The use internal choker bars for caliper profile adjustment across the width of a die is known in thermoplastic extrusion, and the use of internal wedges and vanes is described in U.S. Pat. No. 3,464,087 and U.S. Pat. No. 4,533,308. While these mechanisms are useable on multilayer extrusion dies, they are mechanically complex, and use moveable members that extend into high pressure fluid regions within the die body, and present sealing and leakage problems. Other ways of adjusting the cross width flow profile of multi-slot dies are desired.
With simultaneous multilayer slide curtain coating dies as exemplified by U.S. Pat. No. 3,508,947 and as used by the photographic film manufacturing industry, the preferred stacked slot geometry makes it difficult to build moving actuators attached to the lips that change the slot exit dimensions. No such designs are known. Currently, the uniformity of the coated layers depends on the uniformity and precision of making and assembling these dies. This often requires time-consuming ultra-precise, labor intensive final machining by highly skilled personnel.
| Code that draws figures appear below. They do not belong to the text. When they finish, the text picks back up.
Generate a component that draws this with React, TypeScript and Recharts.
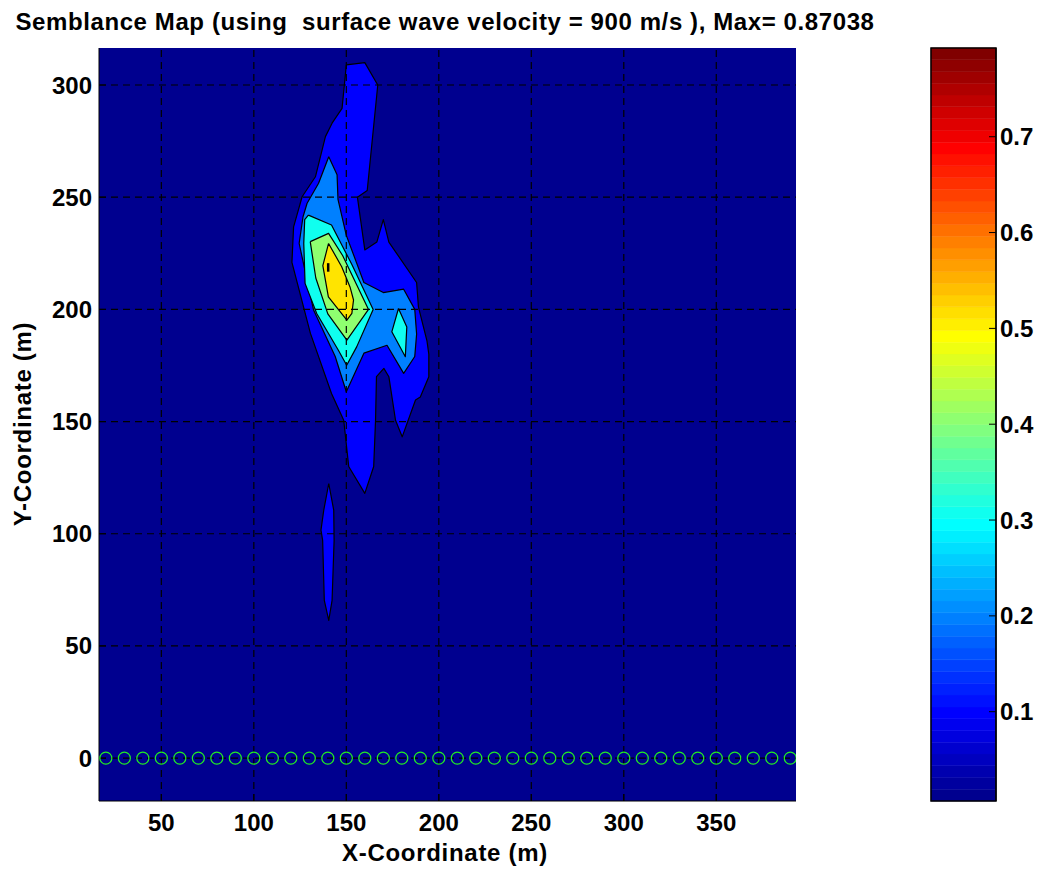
import React from "react";
import {
  ScatterChart,
  Scatter,
  XAxis,
  YAxis,
  CartesianGrid,
  ComposedChart,
  ReferenceArea,
} from "recharts";

const FONT = "'Liberation Sans', Arial, Helvetica, sans-serif";

// axes
const X_DOMAIN: [number, number] = [16.3, 393.1];
const Y_DOMAIN: [number, number] = [-19.1, 316.5];
const X_TICKS = [50, 100, 150, 200, 250, 300, 350];
const Y_TICKS = [0, 50, 100, 150, 200, 250, 300];

// receivers along y = 0
const RECEIVER_X = [
  20, 30, 40, 50, 60, 70, 80, 90, 100, 110, 120, 130, 140, 150, 160, 170, 180,
  190, 200, 210, 220, 230, 240, 250, 260, 270, 280, 290, 300, 310, 320, 330,
  340, 350, 360, 370, 380, 390,
];

// colorbar
const CBAR_DOMAIN: [number, number] = [0.0068, 0.7926];
const CBAR_TICKS = [0.1, 0.2, 0.3, 0.4, 0.5, 0.6, 0.7];

type Pt = [number, number];

// contour outlines (x, y in metres)
const LEVEL1_MAIN: Pt[] = [
  [150, 309], [160, 310], [167, 300], [161.3, 253], [156, 250], [160, 226.5],
  [166.5, 230], [170, 240], [173, 230], [188, 212], [189, 201], [193.6, 186],
  [194.6, 180], [194.6, 170], [190, 161], [187.4, 159.6], [180.2, 143.2],
  [176.6, 150.6], [173, 170], [170.3, 173.7], [166.3, 170], [165.8, 150.6],
  [164.8, 130], [160, 118], [151.3, 130], [148.6, 150.6], [142, 162.5],
  [130.6, 189.3], [120.6, 221], [121.5, 236.8], [126.1, 250.2], [133.3, 259.1],
  [138.7, 277], [142.3, 283], [147.7, 289.6],
];
const LEVEL1_LOW: Pt[] = [
  [140.5, 122.4], [143.2, 110.5], [143.4, 97], [142.3, 70.3], [140.5, 61.4],
  [138.1, 70.3], [137.2, 97.1], [136.3, 101.6], [137.8, 110.5],
];
const LEVEL2: Pt[] = [
  [140.5, 268], [145, 260], [145.5, 249], [150, 233], [159.5, 212],
  [170, 207.5], [181, 209], [187, 200], [188, 189], [187, 179], [181, 171.5],
  [172, 184], [159.5, 180.5], [150, 163.3], [144, 179], [132.3, 199.7],
  [124.5, 229.4], [126.6, 241.3], [128.8, 247.3], [135, 256.2],
];
const LEVEL3_MAIN: Pt[] = [
  [129.5, 242], [142, 237.6], [153, 220], [164.5, 200], [155.6, 183.3],
  [150.2, 175.1], [145.7, 181.8], [134, 198.2], [127.7, 211.6], [127, 229.4],
  [127.5, 240],
];
const LEVEL3_BLOB: Pt[] = [
  [178.2, 200.4], [182.7, 192.2], [181.9, 178.9], [174.6, 190],
];
const LEVEL4: Pt[] = [
  [130.5, 230.2], [140.4, 233.9], [148, 224], [162, 200], [150.3, 186.3],
  [140, 198], [133.5, 214],
];
const LEVEL5: Pt[] = [
  [140.4, 229.4], [147.5, 219], [152, 210], [153.9, 204.2], [153, 198.2],
  [150.3, 195.2], [140.3, 205.6], [137.3, 219.5],
];
const LEVEL6: Pt[] = [[140.2, 216.8], [140.2, 220.6]];

const CONTOURS = [
  { id: "l1a", fill: "#0000FF", pts: LEVEL1_MAIN },
  { id: "l1b", fill: "#0000FF", pts: LEVEL1_LOW },
  { id: "l2", fill: "#0080FF", pts: LEVEL2 },
  { id: "l3a", fill: "#10FFEF", pts: LEVEL3_MAIN },
  { id: "l3b", fill: "#10FFEF", pts: LEVEL3_BLOB },
  { id: "l4", fill: "#8FFF70", pts: LEVEL4 },
  { id: "l5", fill: "#FFE400", pts: LEVEL5 },
];

const closed = (pts: Pt[]) =>
  [...pts, pts[0]].map(([x, y]) => ({ x, y }));

// matlab jet colormap, 64 entries
function jet(i: number) {
  const r = i <= 24 ? 0 : i <= 40 ? (i - 24) / 16 : i <= 55 ? 1 : (72 - i) / 16;
  const g = i <= 8 ? 0 : i <= 24 ? (i - 8) / 16 : i <= 39 ? 1 : i <= 55 ? (56 - i) / 16 : 0;
  const b = i <= 8 ? (i + 8) / 16 : i <= 23 ? 1 : i <= 39 ? (40 - i) / 16 : 0;
  const h = (v: number) => Math.round(v * 255).toString(16).padStart(2, "0");
  return `#${h(r)}${h(g)}${h(b)}`;
}

const NoDot = () => <g />;

const Ring = (props: any) => (
  <circle cx={props.cx} cy={props.cy} r={6} fill="none" stroke="#22EE22" strokeWidth={1.2} />
);

const tickStyle = { fill: "#000", fontSize: 24, fontWeight: "bold", fontFamily: FONT };

export default function App() {
  const bands = Array.from({ length: 64 }, (_, k) => {
    const step = (CBAR_DOMAIN[1] - CBAR_DOMAIN[0]) / 64;
    return { lo: CBAR_DOMAIN[0] + k * step, hi: CBAR_DOMAIN[0] + (k + 1) * step, color: jet(k + 1) };
  });

  return (
    <div style={{ position: "absolute", left: 0, top: 0, width: 1050, height: 871, background: "#fff" }}>
      <div style={{ position: "absolute", left: 0, top: 0 }}>
        <ScatterChart width={1050} height={871} margin={{ top: 48, right: 254, bottom: 30, left: 39 }}>
          <CartesianGrid horizontal={false} vertical={false} fill="#00008F" fillOpacity={1} />
          <XAxis
            type="number"
            dataKey="x"
            domain={X_DOMAIN}
            ticks={X_TICKS}
            allowDataOverflow
            interval={0}
            height={40}
            tickSize={-7}
            tickMargin={20}
            axisLine={{ stroke: "#000" }}
            tickLine={{ stroke: "#000" }}
            tick={tickStyle}
          />
          <XAxis
            xAxisId="top"
            orientation="top"
            type="number"
            domain={X_DOMAIN}
            ticks={X_TICKS}
            allowDataOverflow
            height={0}
            tickSize={-7}
            tick={false}
            axisLine={{ stroke: "#000" }}
            tickLine={{ stroke: "#000" }}
          />
          <YAxis
            type="number"
            dataKey="y"
            domain={Y_DOMAIN}
            ticks={Y_TICKS}
            allowDataOverflow
            interval={0}
            width={60}
            tickSize={-7}
            tickMargin={14}
            axisLine={{ stroke: "#000" }}
            tickLine={{ stroke: "#000" }}
            tick={tickStyle}
          />
          <YAxis
            yAxisId="right"
            orientation="right"
            type="number"
            domain={Y_DOMAIN}
            ticks={Y_TICKS}
            allowDataOverflow
            width={0}
            tickSize={-7}
            tick={false}
            axisLine={{ stroke: "#000" }}
            tickLine={{ stroke: "#000" }}
          />
          {CONTOURS.map((c) => (
            <Scatter
              key={c.id}
              data={closed(c.pts)}
              shape={NoDot}
              line={{ fill: c.fill, stroke: "#000", strokeWidth: 1.2, strokeLinejoin: "round" }}
              isAnimationActive={false}
            />
          ))}
          <Scatter
            data={LEVEL6.map(([x, y]) => ({ x, y }))}
            shape={NoDot}
            line={{ fill: "none", stroke: "#000", strokeWidth: 2.5 }}
            isAnimationActive={false}
          />
          {X_TICKS.map((t) => (
            <Scatter
              key={`gx${t}`}
              data={[{ x: t, y: Y_DOMAIN[0] }, { x: t, y: Y_DOMAIN[1] }]}
              shape={NoDot}
              line={{ fill: "none", stroke: "#000", strokeWidth: 1.2, strokeDasharray: "7 5" }}
              isAnimationActive={false}
            />
          ))}
          {Y_TICKS.map((t) => (
            <Scatter
              key={`gy${t}`}
              data={[{ x: X_DOMAIN[0], y: t }, { x: X_DOMAIN[1], y: t }]}
              shape={NoDot}
              line={{ fill: "none", stroke: "#000", strokeWidth: 1.2, strokeDasharray: "7 5" }}
              isAnimationActive={false}
            />
          ))}
          <Scatter
            data={RECEIVER_X.map((x) => ({ x, y: 0 }))}
            shape={Ring}
            isAnimationActive={false}
          />
        </ScatterChart>
      </div>

      <div style={{ position: "absolute", left: 900, top: 0 }}>
        <ComposedChart
          width={150}
          height={871}
          data={[{ x: 0 }, { x: 1 }]}
          margin={{ top: 48, right: 0, bottom: 70, left: 31 }}
        >
          <XAxis type="number" dataKey="x" domain={[0, 1]} hide />
          <YAxis
            yAxisId="cb"
            orientation="right"
            type="number"
            domain={CBAR_DOMAIN}
            ticks={CBAR_TICKS}
            allowDataOverflow
            interval={0}
            width={54}
            tickSize={-7}
            tickMargin={11}
            axisLine={{ stroke: "#000" }}
            tickLine={{ stroke: "#000" }}
            tick={tickStyle}
          />
          <YAxis
            yAxisId="cbl"
            orientation="left"
            type="number"
            domain={CBAR_DOMAIN}
            ticks={CBAR_TICKS}
            allowDataOverflow
            width={0}
            tickSize={-7}
            tick={false}
            axisLine={{ stroke: "#000" }}
            tickLine={{ stroke: "#000" }}
          />
          {bands.map((b, k) => (
            <ReferenceArea
              key={k}
              yAxisId="cb"
              x1={0}
              x2={1}
              y1={b.lo}
              y2={b.hi}
              fill={b.color}
              fillOpacity={1}
              stroke={b.color}
              strokeWidth={0.5}
            />
          ))}
          <ReferenceArea
            yAxisId="cb"
            x1={0}
            x2={1}
            y1={CBAR_DOMAIN[0]}
            y2={CBAR_DOMAIN[1]}
            fill="none"
            stroke="#000"
            strokeWidth={1.5}
          />
        </ComposedChart>
      </div>

      <svg
        width={1050}
        height={871}
        style={{ position: "absolute", left: 0, top: 0, pointerEvents: "none" }}
        fontFamily={FONT}
        fontWeight="bold"
        fontSize={24}
      >
        <text x={445} y={30} textAnchor="middle" letterSpacing={0.6} style={{ whiteSpace: "pre" }}>
          {"Semblance Map (using  surface wave velocity = 900 m/s ), Max= 0.87038"}
        </text>
        <text x={445} y={861} textAnchor="middle" letterSpacing={0.7}>
          X-Coordinate (m)
        </text>
        <text transform="translate(31,424) rotate(-90)" textAnchor="middle" letterSpacing={0.7}>
          Y-Coordinate (m)
        </text>
      </svg>
    </div>
  );
}
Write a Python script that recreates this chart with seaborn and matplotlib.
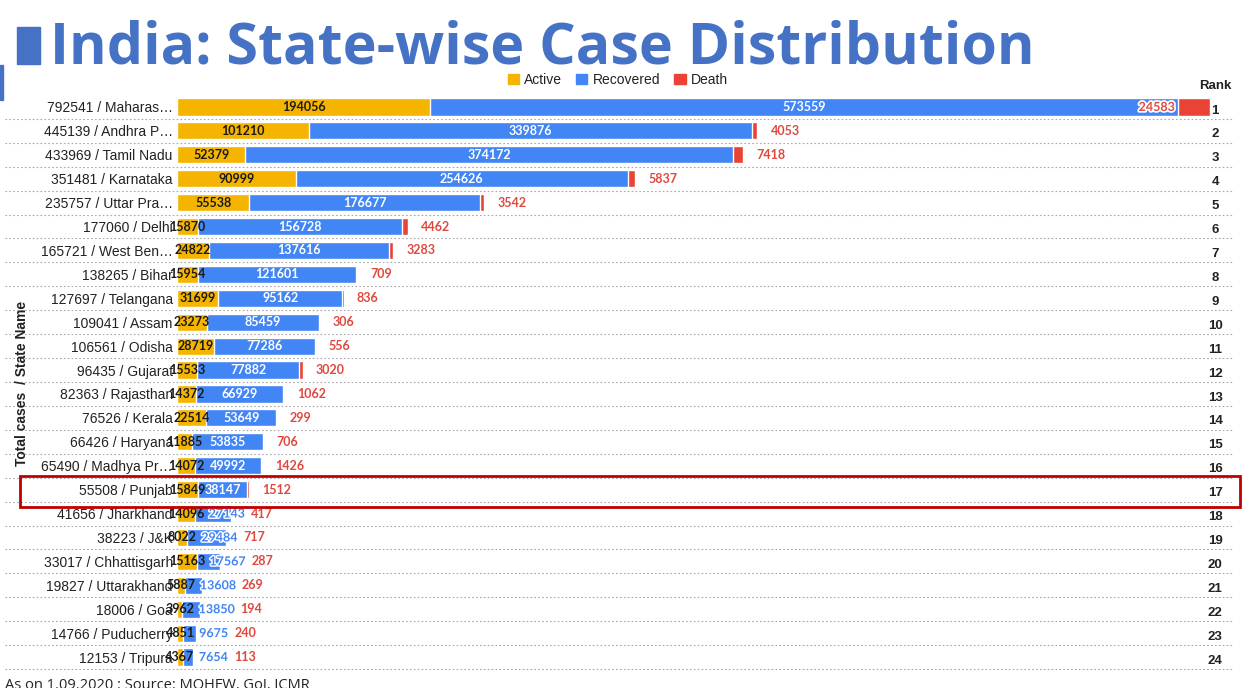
import matplotlib
matplotlib.use("Agg")
import matplotlib.pyplot as plt
import matplotlib.patheffects as pe
import seaborn as sns
import pandas as pd
from matplotlib.patches import Patch, Rectangle

# values (as on 1.09.2020)
ranks = list(range(1, 25))
total_cases = [792541, 445139, 433969, 351481, 235757, 177060, 165721, 138265,
               127697, 109041, 106561, 96435, 82363, 76526, 66426, 65490,
               55508, 41656, 38223, 33017, 19827, 18006, 14766, 12153]
state_names = ["Maharas\u2026", "Andhra P\u2026", "Tamil Nadu", "Karnataka",
               "Uttar Pra\u2026", "Delhi", "West Ben\u2026", "Bihar",
               "Telangana", "Assam", "Odisha", "Gujarat", "Rajasthan",
               "Kerala", "Haryana", "Madhya Pr\u2026", "Punjab", "Jharkhand",
               "J&K", "Chhattisgarh", "Uttarakhand", "Goa", "Puducherry",
               "Tripura"]
active = [194056, 101210, 52379, 90999, 55538, 15870, 24822, 15954, 31699,
          23273, 28719, 15533, 14372, 22514, 11885, 14072, 15849, 14096,
          8022, 15163, 5887, 3962, 4851, 4367]
recovered = [573559, 339876, 374172, 254626, 176677, 156728, 137616, 121601,
             95162, 85459, 77286, 77882, 66929, 53649, 53835, 49992, 38147,
             27143, 29484, 17567, 13608, 13850, 9675, 7654]
deaths = [24583, 4053, 7418, 5837, 3542, 4462, 3283, 709, 836, 306, 556,
          3020, 1062, 299, 706, 1426, 1512, 417, 717, 287, 269, 194, 240, 113]
highlight_state = "Punjab"

YELLOW = "#F4B400"
BLUE = "#4285F4"
RED = "#EA4335"
TITLE_BLUE = "#4672C6"
DEATH_TXT = "#E0483E"

df = pd.DataFrame({"total": total_cases, "state": state_names, "active": active,
                   "recovered": recovered, "deaths": deaths, "rank": ranks})
df["label"] = df["total"].astype(str) + " / " + df["state"]
df["act_rec"] = df["active"] + df["recovered"]
df["all"] = df["act_rec"] + df["deaths"]

W, H = 1249, 688
sns.set_theme(style="white")
plt.rcParams["font.family"] = ["Liberation Sans", "DejaVu Sans"]

fig = plt.figure(figsize=(W / 100, H / 100), dpi=100)
ax_left, ax_right, ax_top, ax_bot = 177, 1230, 95, 669
ax = fig.add_axes([ax_left / W, 1 - ax_bot / H, (ax_right - ax_left) / W,
                   (ax_bot - ax_top) / H])

# stacked bars: draw cumulative totals back to front
for col, c in [("all", RED), ("act_rec", BLUE), ("active", YELLOW)]:
    sns.barplot(data=df, y="label", x=col, color=c, saturation=1, width=0.72,
                errorbar=None, orient="h", ax=ax)

XMAX = 807500
ax.set_xlim(0, XMAX)
ax.set_ylim(23.5, -0.5)
px = (ax_right - ax_left) / XMAX  # pixels per case
sns.despine(ax=ax, left=True, bottom=True)
ax.set_xticks([])
ax.set_xlabel("")
ax.set_ylabel("")
ax.tick_params(axis="y", length=0, pad=3, labelsize=10, labelcolor="#222222")

# dotted row separators across the full width
ax.hlines([i + 0.5 for i in range(len(df))], -0.163, 1.003,
          transform=ax.get_yaxis_transform(), colors="#A8A8A8",
          linestyles=(0, (1.5, 2)), linewidth=0.8, clip_on=False, zorder=0)

lab = dict(fontsize=9, fontweight="bold", family=["Lato", "DejaVu Sans"],
           va="center")
digit_px = 7.0
for i, row in df.iterrows():
    a, r, d = row["active"], row["recovered"], row["deaths"]
    a_w = len(str(a)) * digit_px
    ax.text(a / 2, i, str(a), ha="center", color="#1a1a1a", **lab)
    r_w = len(str(r)) * digit_px
    if r * px > 45:
        ax.text(a + r / 2, i, str(r), ha="center", color="white", **lab)
        r_right = (a + r / 2) * px + r_w / 2
    else:
        r_left = max(a * px / 2 + a_w / 2 + 5, a * px + 3)
        ax.text(r_left / px, i, str(r), ha="left", color=BLUE,
                path_effects=[pe.withStroke(linewidth=2, foreground="white")],
                **lab)
        r_right = r_left + r_w
    end_px = (a + r + d) * px
    if end_px + 60 > ax_right - ax_left:
        ax.text(a + r - 3 / px, i, str(d), ha="right", color=DEATH_TXT,
                path_effects=[pe.withStroke(linewidth=2.5, foreground="white")],
                **lab)
    else:
        d_left = max(end_px + 13, r_right + 7)
        ax.text(d_left / px, i, str(d), ha="left", color=DEATH_TXT, **lab)
    ax.text(0.986, i + 0.15, str(row["rank"]), transform=ax.get_yaxis_transform(),
            ha="center", va="center", fontsize=9.5, fontweight="bold",
            color="#222222")

ax.text(0.986, -0.88, "Rank", transform=ax.get_yaxis_transform(), ha="center",
        va="center", fontsize=9.5, fontweight="bold", color="#222222")

# highlight box around the selected state
hi = df.index[df["state"] == highlight_state][0]
fig.patches.append(Rectangle((20 / W, 1 - 507 / H), 1220 / W, 31 / H,
                             transform=fig.transFigure, fill=False,
                             edgecolor="#C00000", linewidth=2))

fig.legend(handles=[Patch(color=YELLOW, label="Active"),
                    Patch(color=BLUE, label="Recovered"),
                    Patch(color=RED, label="Death")],
           loc="center", bbox_to_anchor=(618 / W, 1 - 80 / H), ncol=3,
           frameon=False, fontsize=10, handlelength=0.8, handleheight=0.8,
           columnspacing=1.0, handletextpad=0.4, labelcolor="#222222")

fig.text(22 / W, 1 - 383 / H, "Total cases  / State Name", rotation=90,
         ha="center", va="center", fontsize=10, fontweight="bold",
         color="#222222")

# title block
fig.patches.append(Rectangle((17 / W, 1 - 64 / H), 23 / W, 37 / H,
                             transform=fig.transFigure, color=TITLE_BLUE))
fig.patches.append(Rectangle((0, 1 - 100 / H), 3 / W, 35 / H,
                             transform=fig.transFigure, color=TITLE_BLUE))
fig.text(50 / W, 1 - 64 / H, "India: State-wise Case Distribution",
         fontsize=41.3, fontweight="bold", color=TITLE_BLUE,
         family=["Open Sans", "DejaVu Sans"], va="baseline", ha="left")

fig.text(5 / W, 1 - 678 / H, "As on 1.09.2020 : Source: MOHFW, GoI, ICMR",
         fontsize=10.5, va="top", ha="left", color="#222222",
         family=["Open Sans", "DejaVu Sans"])

fig.savefig("out.png", dpi=100)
Another practical consideration is that many single layer coating die installations have no means for adjusting the cross web coating profile on-line in response to a control system. A die modification to allow on-line control that can easily be adapted to existing dies is desirable.
In the assembly of single layer dies, it is known that differential torquing of the die plate clamping bolts may affect the uniformity of the die slot exit. The rotation of die bolts to adjust bolt tension levels is not very controllable. High normal forces at threaded interfaces commonly cause stick-slip rotational movements of the bolts. This makes continuously variable and small adjustments to bolt tension difficult to accomplish reliably. This technique has not been successfully used for adjustment of coating profiles during operation.